Over 100 academics last week wrote to Andreas Schleicher at the OECD asking that PISA tests be halted. The Guardian, along with many others, ran articles on this – and the Guardian’s article elicited a response from Schleicher, in which he says
“There is nothing that suggests that Pisa, or other educational comparisons, have caused a “shift to short-term fixes” in education policy. On the contrary, by opening up a perspective to a wider range of policy options that arise from international comparisons, Pisa has provided many opportunities for more strategic policy design. It has also created important opportunities for policy-makers and other stakeholders to collaborate across borders. The annual International Summit of the Teaching Profession, where ministers meet with union leaders to discuss ways to raise the status of the teaching profession, is an example. Not least, while it is undoubtedly true that some reforms take time to bear fruit, a number of countries have in fact shown that rapid progress can be made in the short term, eg Poland, Germany and others making observable steady progress every three years…”
Harvey Goldstein responded to that letter and, as The Guardian didn’t print it, he has given me permission to share it here:
To: Editor, The Guardian
Andreas Schleicher (letters May 8) claims that, as a result of educational policy changes induced by PISA comparisons, ” a number of countries have in fact shown that rapid progress can be made in the short term”. What he means, of course, is that by concentrating efforts on performing well on the PISA tests these countries have managed to climb up the PISA rankings. This is, however, precisely the point made in the letter to him from a number of academics, including myself, to which he is responding. What we were objecting to was the way in which the relentless cycle of global testing impoverishes educational systems by promoting educational uniformity via concentration on performing well on globally standardised tests.

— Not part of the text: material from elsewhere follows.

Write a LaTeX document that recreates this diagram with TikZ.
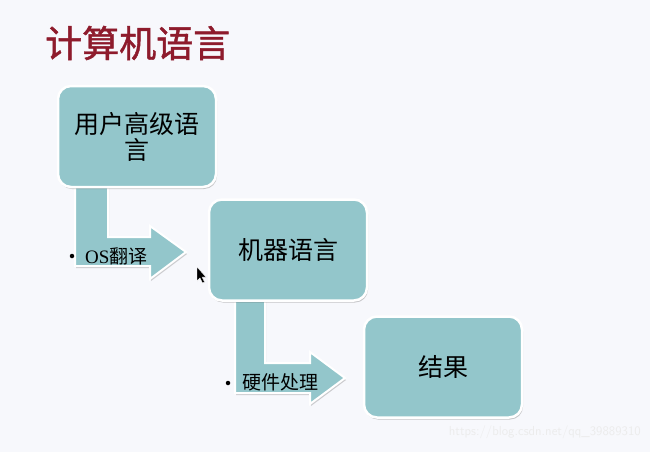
\documentclass[tikz,border=0pt]{standalone}
\usepackage{fontspec}
\setmainfont{Liberation Serif}
\newfontfamily\cjk{Noto Sans CJK SC}
\newfontfamily\cjktitle[FakeBold=1.2]{Noto Sans CJK SC}
\usetikzlibrary{shadows}
\pgfdeclarelayer{background}
\pgfsetlayers{background,main}
\definecolor{bgc}{HTML}{F7F8FC}
\definecolor{teal}{HTML}{93C6CB}
\definecolor{titlered}{HTML}{8E1B2C}
\tikzset{
  box/.style={draw=white, line width=2.5pt, fill=teal, rounded corners=13pt,
    minimum width=158, minimum height=101, align=center, inner sep=4pt,
    font=\cjk\fontsize{25}{29}\selectfont,
    drop shadow={shadow xshift=1pt, shadow yshift=-2pt, opacity=0.35, fill=black!60}},
  bentarrow/.style={draw=white, line width=2pt, fill=teal, line join=miter,
    drop shadow={shadow xshift=1pt, shadow yshift=-2pt, opacity=0.3, fill=black!60}},
  label/.style={font=\fontsize{19}{22}\selectfont, inner sep=0pt, anchor=west},
  bullet/.style={circle, fill=black, inner sep=0pt, minimum size=4.5pt}
}
\begin{document}
\begin{tikzpicture}[x=1pt,y=-1pt]
\useasboundingbox (0,0) rectangle (650,452);
\node[font=\cjktitle\fontsize{37}{40}\selectfont, text=titlered, anchor=west, inner sep=0pt] (title) at (45,43) {计算机语言};
\node[box] (b1) at (137,136.5) {用户高级语\\[-3pt]言};
\node[box] (b2) at (288,250) {机器语言};
\node[box] (b3) at (443,367) {结果};
\begin{pgfonlayer}{background}
\fill[bgc] (0,0) rectangle (650,452);
\draw[bentarrow] (75,180) -- (75,266) -- (150,266) -- (150,279) -- (186,252)
  -- (150,226) -- (150,237) -- (108,237) -- (108,180) -- cycle;
\draw[bentarrow] (235,295) -- (235,393) -- (310,393) -- (310,404) -- (345,378)
  -- (310,352) -- (310,363) -- (265,363) -- (265,295) -- cycle;
\end{pgfonlayer}
\node[bullet] (d1) at (72,256) {};
\node[label] (l1) at (85,256) {OS{\cjk 翻译}};
\node[bullet] (d2) at (228,383) {};
\node[label] (l2) at (242,382) {\cjk 硬件处理};
\draw[fill=black, draw=white, line width=0.4pt] (197,267) -- (197,281) -- (200,278) -- (202.5,283) -- (204.5,282) -- (202,277) -- (206,277) -- cycle;
\node[anchor=east, inner sep=0pt, text=white!85!gray, font=\fontsize{13}{15}\selectfont\sffamily] (wm) at (641,432) {https://blog.csdn.net/qq\_39889310};
\end{tikzpicture}
\end{document}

In fact, as Dr Schleicher well knows but refuses to acknowledge, PISA results in themselves are unable to tell us why particular countries do well or badly, and the results are typically interpreted by policymakers in order to justify their own existing predilections for curriculum reform. As we suggested in our letter, this is a good time for OECD to reflect on its PISA (and similar) programmes by suspending the next round of testing and instituting a global debate that involves all stakeholders.